Working with colour Link to heading

  • sns.color_palette() | return the list of colours in the current palette
    • The hls colour palette is one option; see the list of colours with sns.palplot(sns.color_palette("hls", 8)) .
    • Another (better) option is the husl system; see the list of colours with sns.palplot(sns.color_palette("husl", 8))
    • Use Paired to access ColorBrewer colours: sns.palplot(sns.color_palette("Paired")) . Likewise you can put in other parameters; for example, sns.palplot(sns.color_palette("Set2", 10)) for the Set2 palette.
    • Tack on _r with ColorBrewer palettes to reverse the colour order. Compare the difference between sns.palplot(sns.color_palette("BuGn_r")) and sns.palplot(sns.color_palette("BuGn")) .
    • Tack on _d with ColorBrewer palettes to create darker palettes than usual. See sns.palplot(sns.color_palette("GnBu_d")) compared to sns.palplot(sns.color_palette("GnBu"))
  • sns.palplot() | plot colours in a palette in a horizontal array
  • sns.hls_palette() | more customisation of the hls palette
  • sns.husl_palette() | more customisation of the husl palette
  • sns.cubehelix_palette() | more customisation of the cubehelix palette
  • sns.light_palette() and sns.dark_palette() |sequential palettes for sequential data.
  • sns.diverging_palette() | pretty self explanatory
  • sns.choose_colorbrewer_palette() | launch an interactive widget to help you choose ColorBrewer palettes.
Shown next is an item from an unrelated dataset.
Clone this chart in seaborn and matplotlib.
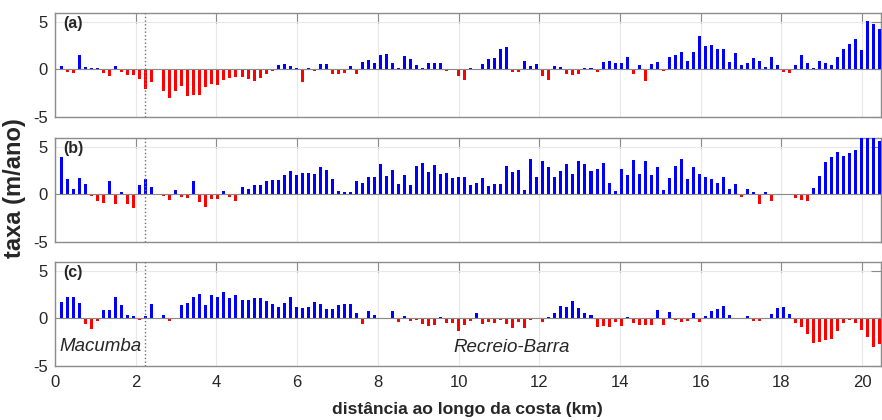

Must be used in a Jupyter notebook.
  • sns.choose_cubehelix_palette() | similar to sns.choose_colorbrewer_palette() , but for the cubehelix colour palette.
  • sns.choose_light_palette() and sns.choose_dark_palette() | launch interactive widget to aid the choice of palette.
  • sns.choose_diverging_palette() | guess what this does

Using colour palettes Link to heading

Use the cmap  argument to pass across colour palettes to a Seaborn plotting function:

x, y = np.random.multivariate_normal([0, 0], [[1, -.5], [-.5, 1]], size=300).T
cmap = sns.cubehelix_palette(light=1, as_cmap=True)
sns.kdeplot(x, y, cmap=cmap, shade=True)

You can also use the set_palette() function that changes the default matplotlib parameters so the palette is applied to all plots:

sns.set_palette("husl")